W sobotnim spotkaniu ze Zniczem Pruszków Warta doznała drugiej porażki z rzędu i wszyscy w Poznaniu zapominają już powoli o dobrym początku rundy. Teraz Zieloni będą musieli odbudować formę psychiczną przed potyczką z Wisłą Płock. Skrzydłowy drużyny Bogusława Baniaka, Paweł Iwanicki nie popada jednak w pesymizm z powodu ostatnich niepowodzeń i liczy na szybkie przełamanie.

- Przegraliśmy dwa kolejne mecze, ale nie robimy z tego tragedii. Mamy kilka dni na wyeliminowanie błędów i poprawę formy mentalnej. Nie ma powodów, by popadać w skrajne nastroje, bo zarówno w Jaworznie, jak i u siebie ze Zniczem wcale nie musieliśmy przegrać. Uważam, że nie zasłużyliśmy w tych spotkaniach na porażkę. Niekorzystne wyniki wynikały głównie z prostych błędów - powiedział Paweł Iwanicki.

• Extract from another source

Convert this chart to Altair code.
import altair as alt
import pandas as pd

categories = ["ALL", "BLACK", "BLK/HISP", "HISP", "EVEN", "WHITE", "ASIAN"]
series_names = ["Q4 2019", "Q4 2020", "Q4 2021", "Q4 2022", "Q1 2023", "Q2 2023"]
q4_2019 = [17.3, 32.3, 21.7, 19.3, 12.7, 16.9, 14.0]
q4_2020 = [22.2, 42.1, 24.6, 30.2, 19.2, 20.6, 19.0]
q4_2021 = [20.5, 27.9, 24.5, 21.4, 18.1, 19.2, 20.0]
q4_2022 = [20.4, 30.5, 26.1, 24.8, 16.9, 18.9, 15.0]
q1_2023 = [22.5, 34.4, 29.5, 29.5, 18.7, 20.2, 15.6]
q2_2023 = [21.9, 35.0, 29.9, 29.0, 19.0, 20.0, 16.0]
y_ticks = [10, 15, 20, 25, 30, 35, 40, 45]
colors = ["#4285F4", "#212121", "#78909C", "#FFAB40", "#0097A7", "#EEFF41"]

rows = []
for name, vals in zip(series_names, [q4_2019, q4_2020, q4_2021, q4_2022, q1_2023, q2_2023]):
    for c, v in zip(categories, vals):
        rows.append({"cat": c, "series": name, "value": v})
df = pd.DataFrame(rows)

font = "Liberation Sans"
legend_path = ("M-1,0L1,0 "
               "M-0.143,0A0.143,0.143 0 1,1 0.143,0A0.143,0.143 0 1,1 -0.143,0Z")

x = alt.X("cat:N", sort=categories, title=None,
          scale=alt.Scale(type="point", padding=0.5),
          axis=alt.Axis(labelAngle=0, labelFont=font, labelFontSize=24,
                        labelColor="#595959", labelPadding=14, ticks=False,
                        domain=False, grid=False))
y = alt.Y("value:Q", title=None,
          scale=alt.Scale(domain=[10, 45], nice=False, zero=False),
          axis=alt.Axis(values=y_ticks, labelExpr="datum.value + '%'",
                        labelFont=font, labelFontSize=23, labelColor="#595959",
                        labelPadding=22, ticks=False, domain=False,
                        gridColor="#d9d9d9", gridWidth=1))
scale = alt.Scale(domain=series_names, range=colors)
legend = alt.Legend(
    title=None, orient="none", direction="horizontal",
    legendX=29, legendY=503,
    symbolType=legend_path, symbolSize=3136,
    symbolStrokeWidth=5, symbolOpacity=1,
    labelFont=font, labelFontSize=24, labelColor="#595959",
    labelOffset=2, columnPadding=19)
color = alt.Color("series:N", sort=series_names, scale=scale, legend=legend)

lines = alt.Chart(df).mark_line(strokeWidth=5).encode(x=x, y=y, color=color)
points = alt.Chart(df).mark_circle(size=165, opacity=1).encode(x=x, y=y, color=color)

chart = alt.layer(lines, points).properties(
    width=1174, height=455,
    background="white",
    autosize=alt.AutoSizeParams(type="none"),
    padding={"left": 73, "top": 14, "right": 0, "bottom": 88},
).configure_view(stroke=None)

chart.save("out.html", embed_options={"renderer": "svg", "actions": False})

Czy w Płocku Zieloni będą w stanie powalczyć o dobry wynik? - Liga jest bardzo wyrównana i każdy może wygrać z każdym. Dlatego nie można odbierać nam szans. Będziemy dążyć do jak najlepszego rezultatu. Myślę, że stać nas nawet na trzy punkty - stwierdził 25-letni pomocnik.

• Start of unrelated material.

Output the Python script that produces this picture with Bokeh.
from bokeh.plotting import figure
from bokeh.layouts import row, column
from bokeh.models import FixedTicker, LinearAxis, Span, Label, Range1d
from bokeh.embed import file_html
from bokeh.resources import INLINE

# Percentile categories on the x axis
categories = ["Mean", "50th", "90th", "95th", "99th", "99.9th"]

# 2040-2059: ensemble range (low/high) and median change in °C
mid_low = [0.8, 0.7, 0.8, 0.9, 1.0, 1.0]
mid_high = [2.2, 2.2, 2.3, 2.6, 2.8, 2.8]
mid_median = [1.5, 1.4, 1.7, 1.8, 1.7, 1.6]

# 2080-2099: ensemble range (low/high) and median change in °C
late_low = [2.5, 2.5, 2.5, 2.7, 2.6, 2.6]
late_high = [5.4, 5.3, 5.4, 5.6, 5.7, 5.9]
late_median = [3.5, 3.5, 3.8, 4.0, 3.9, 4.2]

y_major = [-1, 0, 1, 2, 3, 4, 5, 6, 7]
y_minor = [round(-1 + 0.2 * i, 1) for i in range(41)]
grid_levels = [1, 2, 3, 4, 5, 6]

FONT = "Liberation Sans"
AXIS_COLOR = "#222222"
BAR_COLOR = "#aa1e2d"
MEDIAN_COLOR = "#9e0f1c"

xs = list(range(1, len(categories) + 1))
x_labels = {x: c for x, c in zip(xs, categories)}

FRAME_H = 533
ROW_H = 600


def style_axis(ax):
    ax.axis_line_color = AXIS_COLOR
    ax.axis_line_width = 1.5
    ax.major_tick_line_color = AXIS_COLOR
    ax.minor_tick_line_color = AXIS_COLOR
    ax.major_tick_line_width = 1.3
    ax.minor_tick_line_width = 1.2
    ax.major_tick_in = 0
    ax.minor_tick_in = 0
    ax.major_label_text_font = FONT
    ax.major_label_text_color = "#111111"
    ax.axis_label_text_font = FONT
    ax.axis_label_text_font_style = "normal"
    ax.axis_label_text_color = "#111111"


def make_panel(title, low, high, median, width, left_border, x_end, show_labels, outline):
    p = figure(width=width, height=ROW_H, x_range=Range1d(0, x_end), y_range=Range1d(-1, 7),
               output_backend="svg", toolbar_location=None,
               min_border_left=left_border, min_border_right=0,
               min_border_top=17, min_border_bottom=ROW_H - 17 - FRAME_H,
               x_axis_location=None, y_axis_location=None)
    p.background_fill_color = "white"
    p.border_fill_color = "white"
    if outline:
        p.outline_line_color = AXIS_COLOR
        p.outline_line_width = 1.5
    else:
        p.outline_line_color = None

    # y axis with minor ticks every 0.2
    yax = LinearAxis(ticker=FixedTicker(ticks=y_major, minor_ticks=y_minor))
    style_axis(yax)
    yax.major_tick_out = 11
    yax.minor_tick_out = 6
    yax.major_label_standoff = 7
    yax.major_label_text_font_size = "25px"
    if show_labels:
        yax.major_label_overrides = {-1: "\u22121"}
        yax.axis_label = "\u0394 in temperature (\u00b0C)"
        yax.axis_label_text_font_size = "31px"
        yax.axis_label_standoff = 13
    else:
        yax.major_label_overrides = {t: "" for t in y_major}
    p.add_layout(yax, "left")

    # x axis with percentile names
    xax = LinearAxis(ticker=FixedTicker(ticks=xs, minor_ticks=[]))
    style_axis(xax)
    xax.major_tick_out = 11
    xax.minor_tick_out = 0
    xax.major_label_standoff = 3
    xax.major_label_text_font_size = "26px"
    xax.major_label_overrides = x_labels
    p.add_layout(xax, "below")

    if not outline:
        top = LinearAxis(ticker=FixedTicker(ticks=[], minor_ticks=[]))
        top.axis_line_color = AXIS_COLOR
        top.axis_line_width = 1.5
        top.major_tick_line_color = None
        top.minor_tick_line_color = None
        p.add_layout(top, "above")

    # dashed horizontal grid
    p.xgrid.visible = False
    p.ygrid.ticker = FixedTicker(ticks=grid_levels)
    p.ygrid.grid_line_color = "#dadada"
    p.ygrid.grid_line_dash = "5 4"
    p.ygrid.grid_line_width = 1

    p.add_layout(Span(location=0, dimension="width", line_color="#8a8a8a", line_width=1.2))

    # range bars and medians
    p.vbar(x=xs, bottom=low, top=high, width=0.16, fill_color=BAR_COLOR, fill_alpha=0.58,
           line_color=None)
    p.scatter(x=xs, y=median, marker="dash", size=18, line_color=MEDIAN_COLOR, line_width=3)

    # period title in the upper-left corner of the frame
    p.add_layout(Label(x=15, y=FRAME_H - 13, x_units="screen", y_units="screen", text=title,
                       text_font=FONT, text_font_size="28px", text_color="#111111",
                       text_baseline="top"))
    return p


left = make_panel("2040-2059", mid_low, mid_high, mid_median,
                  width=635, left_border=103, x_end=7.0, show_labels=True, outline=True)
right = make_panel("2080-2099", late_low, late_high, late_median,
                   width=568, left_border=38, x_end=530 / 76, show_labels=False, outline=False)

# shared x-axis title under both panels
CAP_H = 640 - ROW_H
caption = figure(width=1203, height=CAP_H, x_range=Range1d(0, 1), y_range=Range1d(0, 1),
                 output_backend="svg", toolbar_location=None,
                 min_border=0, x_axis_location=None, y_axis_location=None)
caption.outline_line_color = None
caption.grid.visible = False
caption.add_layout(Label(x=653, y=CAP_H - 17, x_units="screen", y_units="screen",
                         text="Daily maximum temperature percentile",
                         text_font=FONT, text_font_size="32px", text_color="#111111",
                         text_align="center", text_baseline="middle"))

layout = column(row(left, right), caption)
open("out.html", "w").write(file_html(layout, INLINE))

Rundę jesienną poznaniacy także rozpoczęli dobrze, ale później trapiło ich pasmo niepowodzeń. Czy podopieczni Bogusława Baniaka nie obawiają się podobnego scenariusza również wiosną? - Jeszcze za wcześnie, by wyciągać takie wnioski. Trzeba też pamiętać, że nasza sytuacja w tabeli wciąż nie jest zła. Na pewno żal straconych punktów, ale to nie powód, by od razu przywoływać złe wspomnienia - ocenił Iwanicki.

Skrzydłowy Zielonych zakończył sobotnie spotkanie z żółtą kartką. Z czego ona wynikała? - Była to konsekwencja mojej niemocy. Chciałem zdobyć gola, ale mi się nie udało. Myślę jednak, że sędzia ukarał mnie nieco pochopnie - zakończył.

Iwanicki strzelił w tym sezonie dwie bramki. Po raz pierwszy do siatki rywala trafił w wyjazdowym meczu rundy jesiennej z Turem Turek. Kolejnego gola zaaplikował natomiast Podbeskidziu Bielsko-Biała w spotkaniu inaugurującym ligową wiosnę.